The mouth of Red River was the place where our flag-of-truce boat was to meet us. We reached it before sunrise, and saw again the muddy current of the Mississippi. No flag-of-truce boat was in sight. But we saw two gun-boats that sentinelled the river, and our eyes rested on the flag that streamed over their decks, and silently proclaimed to us the still sovereign power of the United States. A shot from the gun-boats bade us stop. A small boat was lowered; we saw its crew enter it, and an officer come over the side; and then it pulled toward us. The officer inquired the object of the Confederate flag-of-truce, and told us the disheartening fact that he had heard nothing of this exchange. Then followed nine hours; that seemed as though they would never move away. A crowd of prisoners stood on the upper deck, their eyes strained on the river. The morning passed, the afternoon began, and still nothing could be seen. At two o’clock, a little puff of black smoke appeared far down the Mississippi, and a murmur ran through the crowd. An hour crawled away, and a large, white steamer pushed around a headland of the river, and came rapidly up against the muddy current. The strained eyes thought they saw a white flag, but it was hard to distinguish it on the white back-ground of the boat. Suddenly the steamer turned and ran in to the bank below us—the white flag streamed out plainly in view, and the decks were covered with Confederate prisoners.

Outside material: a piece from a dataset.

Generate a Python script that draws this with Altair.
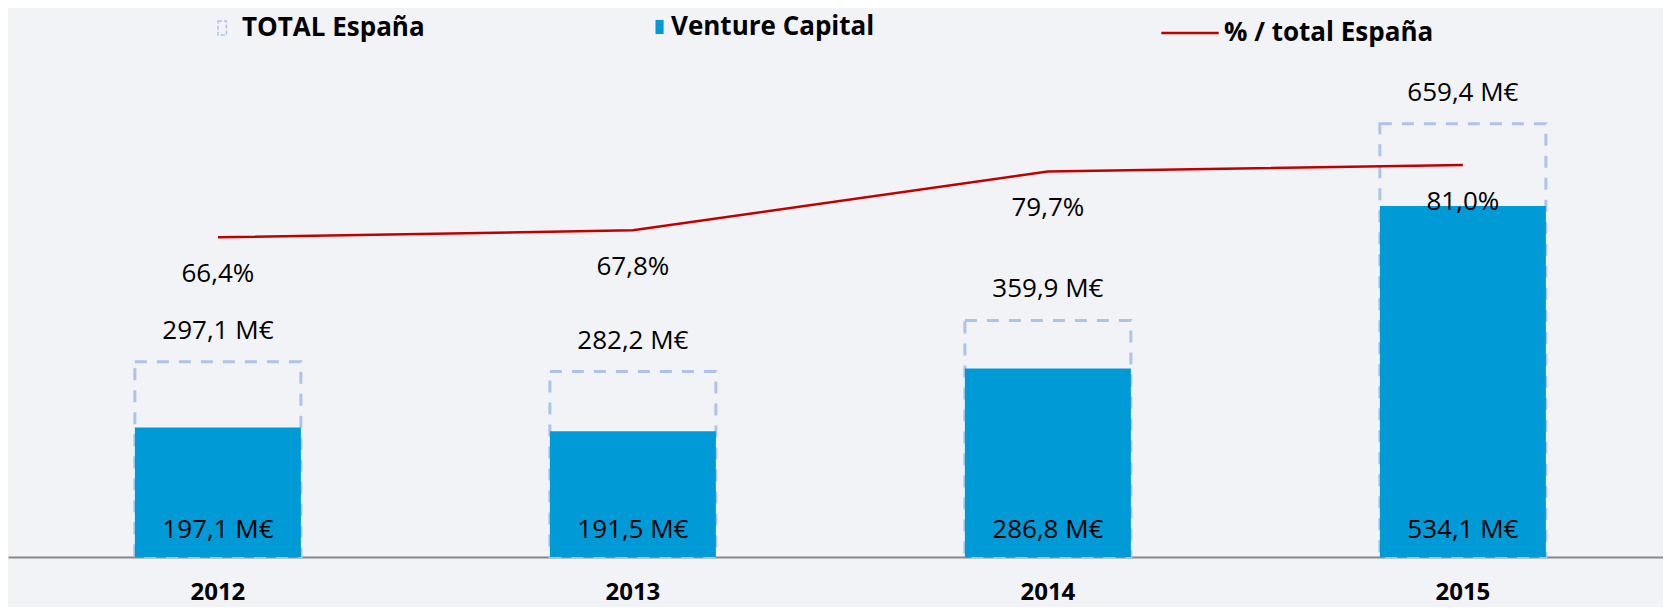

It was on the last day of thirteen months of captivity that I re-entered our lines. All that I had seen and learnt was contained in about thirty days. Could these thirty days have been brought together, they would have formed an interesting and instructive month. But beside this one were twelve other months, that were a dreary, idle waste. They formed a year that had brought no pleasure, profit or instruction. Some who entered it young, came out with broken health and shortened lives; some who had entered it in middle age, came out with grey hair, impaired memory, and the decrepitude of premature old age. It was a year that had taken much from us and given to us little in return. A year of ever-disappointed hopes, of barren promises, of a blank and dreary retrospect. Contemplating it, we might almost reverse the meaning of our gently-chiding poet:

“Rich gift of God! A year of time!
What pomp of rise and shut of day—
What hues wherewith our northern clime
Makes autumn’s drooping woodlands gay—
What airs outblown from ferny dells,
And clover bloom, and sweet-brier smells—
What songs of brooks and birds—what fruits and flowers,
Green woods and moon-lit snows have in its round been ours.”